In 2022 the olive oil import market to the UK was worth around £300million, and home cooks increasingly turn to the Mediterranean staple as it’s seen as healthier option to some home-grown oils.
But enthusiastic amateur chefs in Britain could be blissfully unaware of the lengths Greek growers like Konstantinos Markou have to go to protecting the foodstuff.
Mr Markou, whose neighbours recently lost 15 trees to thieves, told Greek paper Ekathimerini oil olive theft was big business right now, adding: “The olive robbers can sometimes produce more oil than the owners themselves, seriously.”
Olive oil mill owner Neilos Papachristou told the publication it can take years for the groves to recover from an attack.
He said: “The [robbers] look for heavily loaded branches and they cut them. So, not only do they steal our olives, but they cause the tree serious harm. It takes four to five years for it to return to normal.”
In Spain, the world’s largest producer of olive oil, prices have increased by more than 70 percent this year alone because of draught conditions, according to the BBC.
Farmer Francisco José García de Zúñiga told the broadcaster: “This is turning out to be another bad year, to put it mildly. We’ve had two years of drought in a row, 2022 and 2023, and two years of bad harvests.

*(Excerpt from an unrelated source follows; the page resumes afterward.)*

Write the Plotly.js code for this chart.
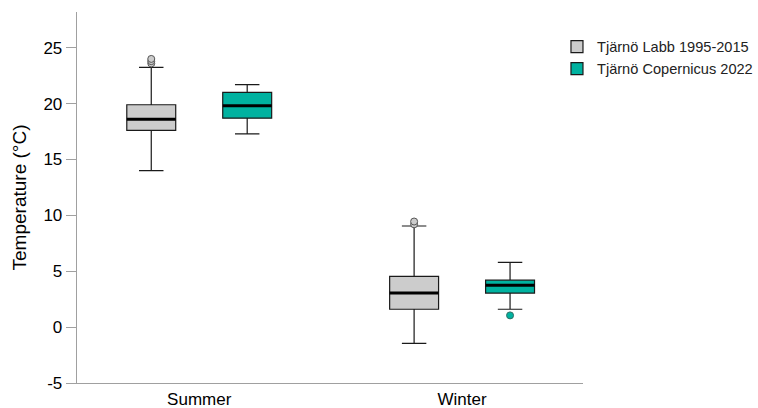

“When Spain has problems, that creates problems for global production. If the world supply is lower because Spain is producing less and the demand remains the same, the price goes up – it’s the law of supply and demand.”
In Greece, Italy and Spain extra virgin olive oil reached around £3.40 per pound wholesale in September this year, three times the price from 2019.
For consumers the average price of a staple like extra virgin olive oil in Greece has jumped from £6.35 for a litre last year, to nearly £12 a litre this year.